Look for white to gray fungal deposits on the leaves and stems of your cucumbers. As the mildew spreads, the leaves may begin to drop off.
You can also try a natural fungicide. 1 part whole mile to 10 parts water, and spray in the cool of the day.
There’s seems to be a few theories for bitterness in cucumbers.
There is a theory is that the bitterness is caused early in the plant’s development by terpenoid compounds that give a bitter flavour to the entire plant.
 According to this theory it’s a genetic problem. Newer cucumber hybrids seem to have fewer problems with bitterness.
I’ve always thought it to be the result of Cucurbitacin, readily found in most cucumber plants, Cucurbitacin causes fruit to taste bitter.
High levels of cucurbitacins gives an extremely bitter tasting fruit-.
Cucurbitacin levels increase when a plant is under stress..
The concentration of these Cucurbitacin varies in each cucumber and not everybody can taste the same level of bitterness from each cucumber.
Insects have also varying preferences for cucurbitacins- the compounds attract cucumber beetles but repel other insects, such as aphids and spider mites.
Anyway, it proves that you shouldn’t stress out your cucumbers!

By the way, if you do get a bitter cucumber, peel it and cut of the ends by about 2.5cm, that’s where the bitterness concentrated.
Just like zuchhinis, cucumbers have separate male and female flowers.

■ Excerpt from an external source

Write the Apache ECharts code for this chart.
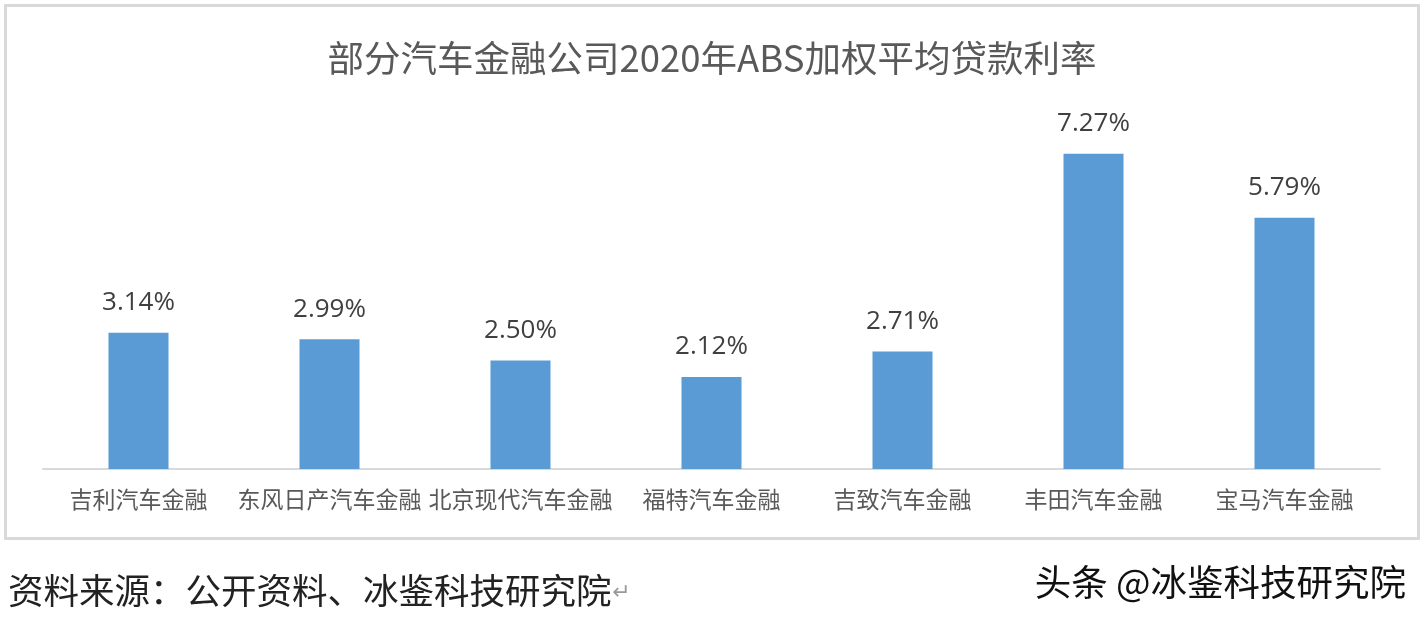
<!DOCTYPE html>
<html>
<head>
<meta charset="utf-8">
<script src="https://cdn.jsdelivr.net/npm/echarts@6/dist/echarts.min.js"></script>
<style>
html,body{margin:0;padding:0;background:#fff;}
#chart{width:1424px;height:625px;}
</style>
</head>
<body>
<div id="chart"></div>
<script>
const categories = ['吉利汽车金融','东风日产汽车金融','北京现代汽车金融','福特汽车金融','吉致汽车金融','丰田汽车金融','宝马汽车金融'];
const rates = [3.14, 2.99, 2.50, 2.12, 2.71, 7.27, 5.79];
const titleText = '部分汽车金融公司2020年ABS加权平均贷款利率';
const sourceText = '资料来源：公开资料、冰鉴科技研究院';
const watermarkText = '头条 @冰鉴科技研究院';

const chart = echarts.init(document.getElementById('chart'), null, {renderer:'canvas'});
chart.setOption({
  animation:false,
  backgroundColor:'#fff',
  title:{
    text:titleText,
    left:'center',
    top:35,
    textStyle:{fontFamily:'"Noto Sans CJK SC", sans-serif',fontSize:36.5,fontWeight:'normal',color:'#595959'}
  },
  grid:{left:43,right:44,top:122,bottom:156,containLabel:false},
  xAxis:{
    type:'category',
    data:categories,
    axisLine:{lineStyle:{color:'#d9d9d9',width:2}},
    axisTick:{show:false},
    axisLabel:{interval:0,margin:19,color:'#595959',fontSize:23,fontFamily:'"Noto Sans CJK SC", sans-serif'}
  },
  yAxis:{type:'value',min:0,max:8,show:false,splitLine:{show:false}},
  series:[{
    type:'bar',
    data:rates,
    barWidth:60,
    itemStyle:{color:'#5b9bd5'},
    label:{
      show:true,position:'top',distance:17,
      formatter:p=>p.value.toFixed(2)+'%',
      color:'#404040',fontSize:26,
      fontFamily:'"Open Sans",sans-serif'
    }
  }],
  graphic:[
    {type:'rect',shape:{x:5.5,y:5.5,width:1413,height:533},style:{fill:null,stroke:'#d9d9d9',lineWidth:3},silent:true,z:-1},
    {type:'text',left:8,top:573,style:{text:sourceText,fontSize:35.5,fill:'#222',fontFamily:'"Noto Sans CJK SC", sans-serif'}},
    {type:'text',left:612,top:582,style:{text:'↵',fontSize:22,fill:'#999',fontFamily:'"DejaVu Sans", sans-serif'}},
    {type:'text',right:18,top:564,style:{text:watermarkText,fontSize:36.5,fill:'#111',fontFamily:'"Noto Sans CJK SC", sans-serif',textShadowColor:'rgba(255,255,255,0.9)',textShadowBlur:2,textShadowOffsetX:1,textShadowOffsetY:1}}
  ]
});
</script>
</body>
</html>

Male flowers come out at first, but don’t worry too much because the female flowers will arrive soon after. Cucumbers should be ready at about 50-60 days and picking fruit often stimulates more to develop. Cucumber can be harvested quite small, which is often when they’re at their sweetest.
Twist the cucumbers off the plant or cut the stalk just above the cucumber tip.
They keep for 7-10 days in the fridge then the start to look like something that came from outer space…green and slimy.

Plant of the Week:

Staghorn Fern-Platycerium bifurcatum-P. superbum

They make a nice plant for your balcony, verandah or just somewhere perhaps on a tree in the garden and are very easy to care for.
They can be grown year-round outdoors in areas protected from frost and freezing. In their natural habitat they can be seen growing high up in the crowns of trees.
Staghorn ferns are native to tropical central Africa including Madagascar, southeast Asia, the Pacific islands and Australia. One species is native to the Andes mountains of Peru.
Native to Queensland and northern New South Wales these plants are epiphytes growing high in the rainforest canopy.
P. superbum is greyish green fronds that lay flat over the root system which is attached to a support.
They have two distinct leaf forms. Flattened sterile shield frond protect the anchoring root structure and take up water and nutrients. This ‘nest’ frond is designed to collect falling leaves and insects and funnels it to the feeding roots. That is how the staghorn is able to source nutrients needed to grow new fronds. 
It is from this frond that the fern attaches itself to the host tree.
Staghorn Fern In cold areas such as Melbourne,  keep the fern on the ‘dry side’ during winter, especially when young as they;re prone to rotting.
In its native habitat Stagferns are used  to a long dry season, with plenty of air circulation, moderate humidity, and sunlight.
Staghorns do well in tropical and subtropical regions but are quite hardy and tolerate the cold of Melbourne which is considered in the temperate zone.
The best position is in light shade with occasional patches of sunlight (not hot afternoon sun filtering through, in dry climates).
Although they'll cope with light frosts, these plants will need more protection in really cold areas.
Protect from wind.
 Water regularly throughout growing season behind the sterile fronds.. Perfect drainage is essential; plants do best mounted on plaques. Increase water as temperature rises.

If you manage to grow some young plants if you pot them into good quality potting mix in a shallow pot.
Mature plants should always be mounted on a board or onto a tree.
During the warmer months of the year - throw a few slow-release organic pellets some say even smelly old Dynamic Lifter 2x a year, behind the sterile fronds.
That old wives' tale of banana skins works for my Elkhorn fern.